Interestingly, the controversy surrounding AG Holder's decision does not seem to stem from concerns about security or the threat of terrorist attack. While some conservatives have suggested that civilian trials will increase the threat to the nation, a recent poll showed that, though most Americans did opt for trials by military commissions, a majority felt that the detainees should still be brought to the United States. Statements like those of Rep. Peter Hoekstra (R-MI), which allege that bringing the accused terrorists to Manhattan raises the risk of further attacks, thus seem to be off-target with respect to the concerns of the American public. Moreover, there is little evidence to support such claims. While this trial has certainly caught the attention of the media, Senator Jack Reed (D-RI) has pointed out that numerous terrorism suspects have already been successfully prosecuted in civilian courts -- many under the Bush Administration.
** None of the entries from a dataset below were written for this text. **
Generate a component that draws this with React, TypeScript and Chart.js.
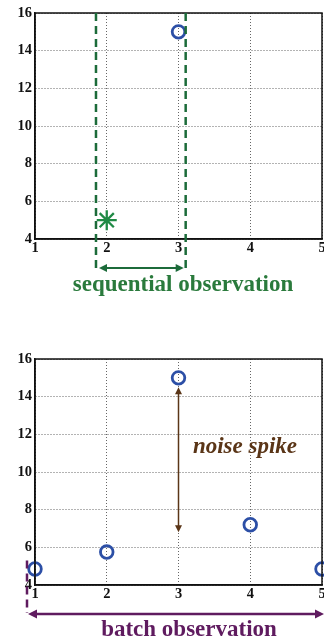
import React, { useEffect, useRef } from 'react';
import { Chart, registerables } from 'chart.js';

Chart.register(...registerables);

// Axis ticks
const xTicks = [1, 2, 3, 4, 5];
const yTicks = [4, 6, 8, 10, 12, 14, 16];

// Sequential panel: previous observation and the newly arriving one
const seqPastX = [3];
const seqPastY = [15];
const seqNewX = [2];
const seqNewY = [5];
const seqWindow = [1.85, 3.1];

// Batch panel: all observations
const batchX = [1, 2, 3, 4, 5];
const batchY = [4.85, 5.75, 15, 7.2, 4.85];
const spikeX = 3;
const spikeRange = [14.5, 6.8];

const BLUE = '#2c4fa6';
const GREEN = '#1c6b3a';
const GREEN_TEXT = '#2a7a3c';
const BROWN = '#5a3517';
const PURPLE = '#5f1b5f';
const SERIF = '"Liberation Serif", "Times New Roman", serif';

function arrowHead(ctx: CanvasRenderingContext2D, x: number, y: number, angle: number, size: number) {
  ctx.save();
  ctx.translate(x, y);
  ctx.rotate(angle);
  ctx.beginPath();
  ctx.moveTo(0, 0);
  ctx.lineTo(-size, -size * 0.5);
  ctx.lineTo(-size, size * 0.5);
  ctx.closePath();
  ctx.fill();
  ctx.restore();
}

function doubleArrow(ctx: CanvasRenderingContext2D, x1: number, y1: number, x2: number, y2: number, color: string, width: number, size: number) {
  const a = Math.atan2(y2 - y1, x2 - x1);
  ctx.save();
  ctx.strokeStyle = color;
  ctx.fillStyle = color;
  ctx.lineWidth = width;
  ctx.beginPath();
  ctx.moveTo(x1 + Math.cos(a) * size * 0.8, y1 + Math.sin(a) * size * 0.8);
  ctx.lineTo(x2 - Math.cos(a) * size * 0.8, y2 - Math.sin(a) * size * 0.8);
  ctx.stroke();
  arrowHead(ctx, x2, y2, a, size);
  arrowHead(ctx, x1, y1, a + Math.PI, size);
  ctx.restore();
}

function dashedLine(ctx: CanvasRenderingContext2D, x1: number, y1: number, x2: number, y2: number, color: string) {
  ctx.save();
  ctx.strokeStyle = color;
  ctx.lineWidth = 2.5;
  ctx.setLineDash([8, 5]);
  ctx.beginPath();
  ctx.moveTo(x1, y1);
  ctx.lineTo(x2, y2);
  ctx.stroke();
  ctx.restore();
}

const framePlugin = {
  id: 'frame',
  afterDatasetsDraw(chart: any) {
    const { ctx, chartArea: a } = chart;
    ctx.save();
    ctx.strokeStyle = '#111';
    ctx.lineWidth = 1.5;
    ctx.strokeRect(a.left, a.top, a.right - a.left, a.bottom - a.top);
    ctx.restore();
  },
};

function label(ctx: CanvasRenderingContext2D, text: string, font: string, color: string, x: number, y: number) {
  ctx.save();
  ctx.fillStyle = color;
  ctx.font = font;
  ctx.textAlign = 'center';
  ctx.textBaseline = 'alphabetic';
  ctx.fillText(text, x, y);
  ctx.restore();
}

function sequentialNotes(chart: any) {
  const { ctx, scales, chartArea } = chart;
  const xa = scales.x.getPixelForValue(seqWindow[0]);
  const xb = scales.x.getPixelForValue(seqWindow[1]);
  const bottom = chartArea.bottom + 34;
  dashedLine(ctx, xa, chartArea.top, xa, bottom, GREEN);
  dashedLine(ctx, xb, chartArea.top, xb, bottom, GREEN);
  doubleArrow(ctx, xa + 3, chartArea.bottom + 29, xb - 2, chartArea.bottom + 29, GREEN, 2, 8);
  label(ctx, 'sequential observation', `bold 23px ${SERIF}`, GREEN_TEXT, 183, chartArea.bottom + 52);
}

function batchNotes(chart: any) {
  const { ctx, scales, chartArea } = chart;
  const sx = scales.x.getPixelForValue(spikeX);
  doubleArrow(ctx, sx, scales.y.getPixelForValue(spikeRange[0]), sx, scales.y.getPixelForValue(spikeRange[1]), BROWN, 1.5, 7);
  label(ctx, 'noise spike', `italic bold 23px ${SERIF}`, BROWN, 245, scales.y.getPixelForValue(11));
  const lx = chartArea.left - 8;
  dashedLine(ctx, lx, scales.y.getPixelForValue(5.3), lx, chartArea.bottom + 28, PURPLE);
  doubleArrow(ctx, lx + 1, chartArea.bottom + 29, chartArea.right + 2, chartArea.bottom + 29, PURPLE, 2.5, 9);
  label(ctx, 'batch observation', `bold 23px ${SERIF}`, PURPLE, 189, chartArea.bottom + 51);
}

function baseOptions(padTop: number, xHeight: number, notes: (c: any) => void) {
  const tickFont = { family: SERIF, size: 14.5, weight: 'bold' as const };
  return {
    responsive: false,
    animation: false as const,
    layout: { autoPadding: false, padding: { top: padTop, right: 2, left: 0, bottom: 0 } },
    plugins: {
      legend: { display: false },
      tooltip: { enabled: false },
      notes: { draw: notes },
    },
    scales: {
      x: {
        type: 'linear' as const,
        min: 1,
        max: 5,
        afterBuildTicks: (s: any) => { s.ticks = xTicks.map((v) => ({ value: v })); },
        afterFit: (s: any) => { s.height = xHeight; s.paddingLeft = 0; s.paddingRight = 0; },
        ticks: { color: '#111', font: tickFont, padding: 1 },
        grid: { color: '#666', lineWidth: 1, drawTicks: false },
        border: { dash: [1, 2], color: '#111', width: 1.5 },
      },
      y: {
        type: 'linear' as const,
        min: 4,
        max: 16,
        afterBuildTicks: (s: any) => { s.ticks = yTicks.map((v) => ({ value: v })); },
        afterFit: (s: any) => { s.width = 35; s.paddingTop = 0; s.paddingBottom = 0; },
        ticks: { color: '#111', font: tickFont, padding: 3 },
        grid: { color: '#666', lineWidth: 1, drawTicks: false },
        border: { dash: [1, 2], color: '#111', width: 1.5 },
      },
    },
  };
}

const notesPlugin = {
  id: 'notes',
  afterDraw(chart: any, _args: any, opts: any) {
    if (opts && opts.draw) opts.draw(chart);
  },
};

function circleSet(xs: number[], ys: number[]) {
  return {
    data: xs.map((x, i) => ({ x, y: ys[i] })),
    showLine: false,
    pointStyle: 'circle',
    pointRadius: 6.3,
    pointBorderWidth: 2.8,
    pointBorderColor: BLUE,
    pointBackgroundColor: 'rgba(0,0,0,0)',
    clip: false as const,
  };
}

function PanelChart({ top, height, config }: { top: number; height: number; config: any }) {
  const ref = useRef<HTMLCanvasElement | null>(null);
  useEffect(() => {
    if (!ref.current) return;
    const chart = new Chart(ref.current, config);
    return () => chart.destroy();
  }, [config]);
  return (
    <canvas
      ref={ref}
      width={324}
      height={height}
      style={{ position: 'absolute', left: 0, top, width: 324, height }}
    />
  );
}

const sequentialConfig = {
  type: 'scatter' as const,
  data: {
    datasets: [
      circleSet(seqPastX, seqPastY),
      {
        data: seqNewX.map((x, i) => ({ x, y: seqNewY[i] })),
        showLine: false,
        pointStyle: 'star',
        pointRadius: 10,
        pointBorderWidth: 2.3,
        pointBorderColor: '#1f8a45',
        clip: false as const,
      },
    ],
  },
  options: baseOptions(13, 61, sequentialNotes),
  plugins: [framePlugin, notesPlugin],
};

const batchConfig = {
  type: 'scatter' as const,
  data: { datasets: [circleSet(batchX, batchY)] },
  options: baseOptions(19, 56, batchNotes),
  plugins: [framePlugin, notesPlugin],
};

export default function App() {
  return (
    <div style={{ position: 'absolute', left: 0, top: 0, width: 324, height: 641, background: '#fff', overflow: 'hidden' }}>
      <PanelChart top={0} height={300} config={sequentialConfig} />
      <PanelChart top={340} height={301} config={batchConfig} />
    </div>
  );
}
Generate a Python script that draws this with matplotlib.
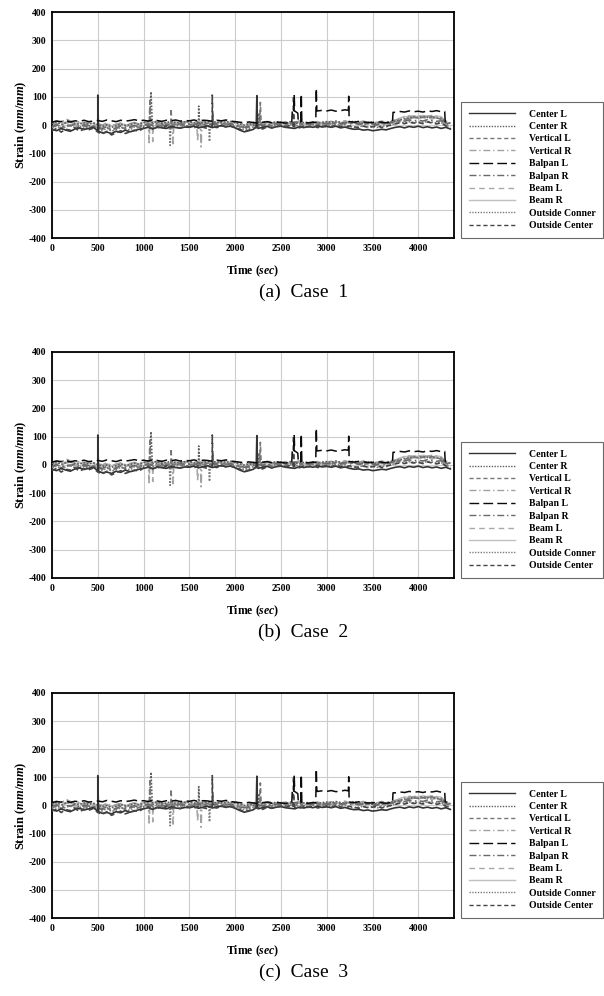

The debate actually appears to grow out of a fundamental disagreement over the very propriety of determining the detainees' guilt in American courts. Former New York Mayor Rudolph Giuliani has claimed that the "choice of New York is a better choice for the terrorists" and that the government is "giv[ing] the terrorists a better choice than [it's] giving the public," but the justification for these statements is not exactly clear. As Rep. Jerrold Nadler (D-NY) has argued, “Any suggestion that [Manhattan's] prosecutors and law enforcement personnel are not up to the task of safely holding and successfully prosecuting terrorists on American soil is insulting and untrue.” It seems safe to say that many Americans would agree -- that the prestigious U.S. Attorney's Office for the Southern District of New York is more than capable of delivering justice for the victims, their families, and the nation as a whole. Why, then, are many so resistant to the decision to try the detainees in American courts?
Perhaps the animus of the opposition is best captured in the words of Senator Judd Gregg (R-NH). Senator Gregg has called the detainees "evil people," arguing that "they represent a cause which wants to destroy this nation. [. . .] There's no reason we should have them in the criminal justice system." This sentiment is in fact quite shocking when one considers the rich history and pedigree of the American legal system. Our Constitution promotes the rule of law by guaranteeing essential rights that protect people from wanton discrimination, persecution, and tyranny. The document itself was born from the struggles of an oppressed and disenfranchised group who found the courage and fortitude to build a government that would breathe life into moral ideals such as liberty and freedom, creating a nation that was "of the people, by the people, for the people." The rule of law, however, is meaningless if not applied equally.
The United States has learned -- and continues to learn -- from painful civil rights struggles that liberty and equality cannot be separated. From the persecution of Native Americans to the institution of slavery to the fight for gay rights, our nation is faced with grim reminders and difficult challenges that highlight the importance of equality under the law. This principle is so entrenched in our history, in our identity, and in our jurisprudence that it cannot and should not be suspended even for the most detestable of human beings. The military commissions begun by the Bush Administration ignore many of the rules that most Americans hold inviolate -- protections that have grown out of centuries of thoughtful legal evolution. They are not to be dismissed lightly (if at all), and it is exceedingly dangerous to allow them to be rescinded by the government simply because the accused is especially despised.
The principles and protections afforded by American courts are envied and emulated around the world because they confer upon the accused the dignity and respect that are inseparable from the human condition. The American legal system embraces the concept (in principle if not always in practice) that every individual is entitled to just treatment. The persons responsible for the 9/11 attacks are indeed reprehensible individuals, but that does not mean that they should be placed in a special category or denied equal justice under the law. The ideals enshrined in the Constitution are not intended only as protections for the accused, but for society as well. After all, using hate as a justification to abandon the commitment to the pursuit of justice leaves only revenge as a remedy -- a course that simply moves us closer to our adversaries.